Type: Agri – Food Industry
Wilson’s Country Foods is based in Craigavon and employs around 90 people. It supplies fresh pre-pack potatoes to local supermarkets and fresh peeled potatoes to Food Service Distributors across Ireland. The business handles approximately 800 tonnes of potatoes per week that all require washing so there is a significant demand for water.
As the business has grown over the past few years, so has the demand for water. The Company with support from Invest NI investigated how it could improve its environmental performance. Steps taken include:
- Carried out a water balance in 2010 to understand the use of water throughout the business.
- Installed a water recycling plant in 2012.
- Introduced team meetings with a range of staff which helped raise awareness of the importance of water efficiency to the business.
- Examined the seasonal needs for water in the process.
- Embedded environmental awareness into the culture of the company.
- Regularly measure water use at different points in the process.
- Recycle approximately 15 olympic sized swimming pools of water every year.
- Financial saving of over £70,000 per year.
- Reduced the amount of effluent discharged from the site.
- Quickly aware of any leaks or increased use in water within the process.
- Improved awareness amongst staff.
Location: Near Coleraine
Gateside Farm near Coleraine is a 130 acre mixed farm run by John and Rhonda Lynn. It was the first farm to receive the ‘Water Champions’ accolade.
When John took over the farm in 2006 he found that it had a very old, disjointed water system. It had four roadside water meters and the pipe system consisted of a mixture of very old metal pipes and different sizes of plastic pipes. It also had old baths for water troughs which were a continual source of water leaks and needed regular maintenance.
To save water John:
- Installed a new water supply system and 20 new concrete drinking troughs;
- Mapped the location of the new pipes and noted the location of all new joints; and
- Initiated weekly recording of water consumption, livestock numbers and rainfall.
- Financial savings due to reduced leakage rates;
- Easy monitoring of water usage;
- Easier maintenance of water equipment; and
- Quick identification of location of pipes to easily find and repair leaks.

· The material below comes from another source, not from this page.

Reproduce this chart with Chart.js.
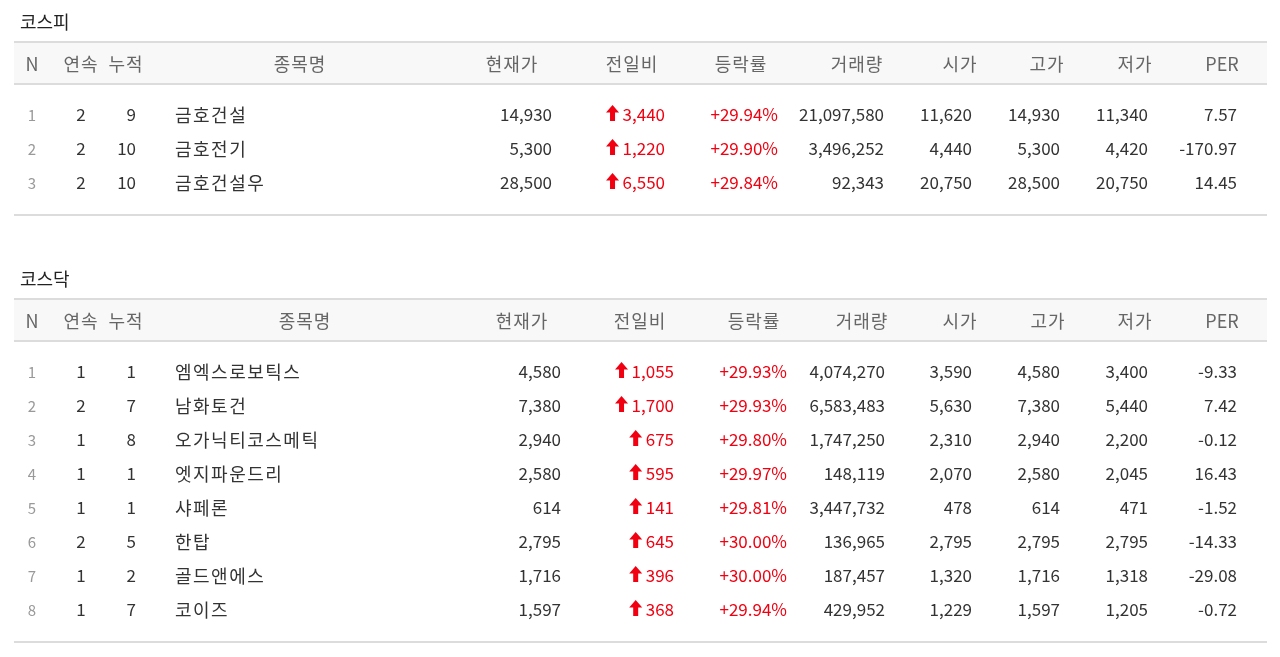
<!DOCTYPE html>
<html><head><meta charset="utf-8">
<script src="https://cdn.jsdelivr.net/npm/chart.js@4"></script>
<style>html,body{margin:0;padding:0;background:#fff;overflow:hidden}#c{display:block}</style>
</head><body><canvas id="c" width="1280" height="657"></canvas>
<script>
const headers = ["N","연속","누적","종목명","현재가","전일비","등락률","거래량","시가","고가","저가","PER"];
// 코스피
const kospiN = [1,2,3];
const kospiStreak = [2,2,2];
const kospiTotal = [9,10,10];
const kospiName = ["금호건설","금호전기","금호건설우"];
const kospiPrice = ["14,930","5,300","28,500"];
const kospiChange = ["3,440","1,220","6,550"];
const kospiRate = ["+29.94%","+29.90%","+29.84%"];
const kospiVolume = ["21,097,580","3,496,252","92,343"];
const kospiOpen = ["11,620","4,440","20,750"];
const kospiHigh = ["14,930","5,300","28,500"];
const kospiLow = ["11,340","4,420","20,750"];
const kospiPER = ["7.57","-170.97","14.45"];
// 코스닥
const kosdaqN = [1,2,3,4,5,6,7,8];
const kosdaqStreak = [1,2,1,1,1,2,1,1];
const kosdaqTotal = [1,7,8,1,1,5,2,7];
const kosdaqName = ["엠엑스로보틱스","남화토건","오가닉티코스메틱","엣지파운드리","샤페론","한탑","골드앤에스","코이즈"];
const kosdaqPrice = ["4,580","7,380","2,940","2,580","614","2,795","1,716","1,597"];
const kosdaqChange = ["1,055","1,700","675","595","141","645","396","368"];
const kosdaqRate = ["+29.93%","+29.93%","+29.80%","+29.97%","+29.81%","+30.00%","+30.00%","+29.94%"];
const kosdaqVolume = ["4,074,270","6,583,483","1,747,250","148,119","3,447,732","136,965","187,457","429,952"];
const kosdaqOpen = ["3,590","5,630","2,310","2,070","478","2,795","1,320","1,229"];
const kosdaqHigh = ["4,580","7,380","2,940","2,580","614","2,795","1,716","1,597"];
const kosdaqLow = ["3,400","5,440","2,200","2,045","471","2,795","1,318","1,205"];
const kosdaqPER = ["-9.33","7.42","-0.12","16.43","-1.52","-14.33","-29.08","-0.72"];

const tables = [
  {title:"코스피", top:41, cols:[kospiN,kospiStreak,kospiTotal,kospiName,kospiPrice,kospiChange,kospiRate,kospiVolume,kospiOpen,kospiHigh,kospiLow,kospiPER],
   hx:[32,81,126,300,512,632,741,857,960,1047,1135,1222],
   cx:[32,81,136,175,552,665,778,884,972,1060,1148,1237]},
  {title:"코스닥", top:298, cols:[kosdaqN,kosdaqStreak,kosdaqTotal,kosdaqName,kosdaqPrice,kosdaqChange,kosdaqRate,kosdaqVolume,kosdaqOpen,kosdaqHigh,kosdaqLow,kosdaqPER],
   hx:[32,81,126,305,522,640,754,862,960,1048,1135,1222],
   cx:[32,81,136,175,561,674,787,885,972,1060,1148,1237]}
];
const align=["center","center","right","left","right","right","right","right","right","right","right","right"];
const F='"Noto Sans CJK KR","Noto Sans",sans-serif';

const tablePlugin={id:'tbl',afterDraw(chart){
  const ctx=chart.ctx, xs=chart.scales.x, ys=chart.scales.y;
  const X=v=>xs.getPixelForValue(v), Y=v=>ys.getPixelForValue(v);
  ctx.save();
  tables.forEach(t=>{
    const top=t.top, n=t.cols[0].length;
    ctx.letterSpacing='0px';
    ctx.fillStyle='#222';ctx.font='18px '+F;ctx.textAlign='left';ctx.textBaseline='middle';
    ctx.fillText(t.title,X(20),Y(top-19));
    ctx.fillStyle='#f8f8f8';ctx.fillRect(X(14),Y(top),X(1267)-X(14),Y(top+42)-Y(top));
    ctx.fillStyle='#dcdcdc';ctx.fillRect(X(14),Y(top),X(1267)-X(14),2);
    ctx.fillRect(X(14),Y(top+42),X(1267)-X(14),2);
    ctx.fillRect(X(14),Y(top+173+(n-3)*34),X(1267)-X(14),2);
    ctx.fillStyle='#666';ctx.font='18px '+F;ctx.textAlign='center';
    headers.forEach((h,i)=>{ctx.letterSpacing=(i===0||i===11)?'0px':'1px';ctx.fillText(h,X(t.hx[i]),Y(top+23));});
    for(let r=0;r<n;r++){
      const y=Y(top+74+r*34);
      t.cols.forEach((col,i)=>{
        const v=String(col[r]);
        ctx.textAlign=align[i];
        ctx.letterSpacing='0px';
        if(i===0){ctx.fillStyle='#999';ctx.font='15px '+F;}
        else if(i===5||i===6){ctx.fillStyle='#f00010';ctx.font='17px '+F;}
        else if(i===3){ctx.fillStyle='#333';ctx.font='18px '+F;ctx.letterSpacing='1.5px';}
        else {ctx.fillStyle='#333';ctx.font='17px '+F;}
        ctx.fillText(v,X(t.cx[i]),y);
        if(i===5){
          const w=ctx.measureText(v).width, ax=X(t.cx[i])-w-10;
          ctx.beginPath();
          ctx.moveTo(ax,y-10);ctx.lineTo(ax+6.5,y-2.5);ctx.lineTo(ax+2.5,y-2.5);ctx.lineTo(ax+2.5,y+6);
          ctx.lineTo(ax-2.5,y+6);ctx.lineTo(ax-2.5,y-2.5);ctx.lineTo(ax-6.5,y-2.5);ctx.closePath();ctx.fill();
        }
      });
    }
  });
  ctx.restore();
}};

new Chart(document.getElementById('c'),{
  type:'scatter',
  data:{datasets:[{data:[],showLine:false}]},
  options:{responsive:false,animation:false,
    layout:{padding:0},
    plugins:{legend:{display:false},tooltip:{enabled:false}},
    scales:{x:{type:'linear',min:0,max:1280,display:false},
            y:{type:'linear',min:0,max:657,reverse:true,display:false}}},
  plugins:[tablePlugin]
});
</script></body></html>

Type: Broadcasting & media organisation
BBC Northern Ireland has been awarded the Water Champion accolade after reducing its annual water consumption by 27 per cent between 2008 and 2013. This significant reduction was achieved through a combination of fitting water efficient sanitary-ware and raising staff awareness of water efficiency. The BBC started monitoring water consumption at its two main Belfast sites in 2008 and took the following actions:
- Carried out an initial assessment of the average water consumption of appliances within their buildings, eg toilets, urinals, hand basins, kitchen;
- Installed various water saving devices, including flow restrictors to taps and hippo bags in toilet cisterns;
- Fitted low flush toilets, sensor taps and waterless urinals during the refurbishment of Blackstaff House in 2010;
- Kept staff informed and educated about the changes;
- Replaced eight flushing urinals with waterless units in 2013 in its other city centre building;
- Installed building management system alarms to warn if a leak occurs or a valve jam opens;
- Regularly read and record meter readings to assess changes in water use;
- Provide catering staff with regular environmental awareness training; and
- Maintenance staff are periodically briefed about water consumption.
- Reduction of 3,000 litres/day at Blackstaff House;
- Reduction of 7,000 litres/day at Broadcasting House;
- Staff awareness of the importance of saving water;
- Early detection of leaks through regular checks and building management alarms; and
- Establishment of regular meter readings to monitor consumption and identify any changes.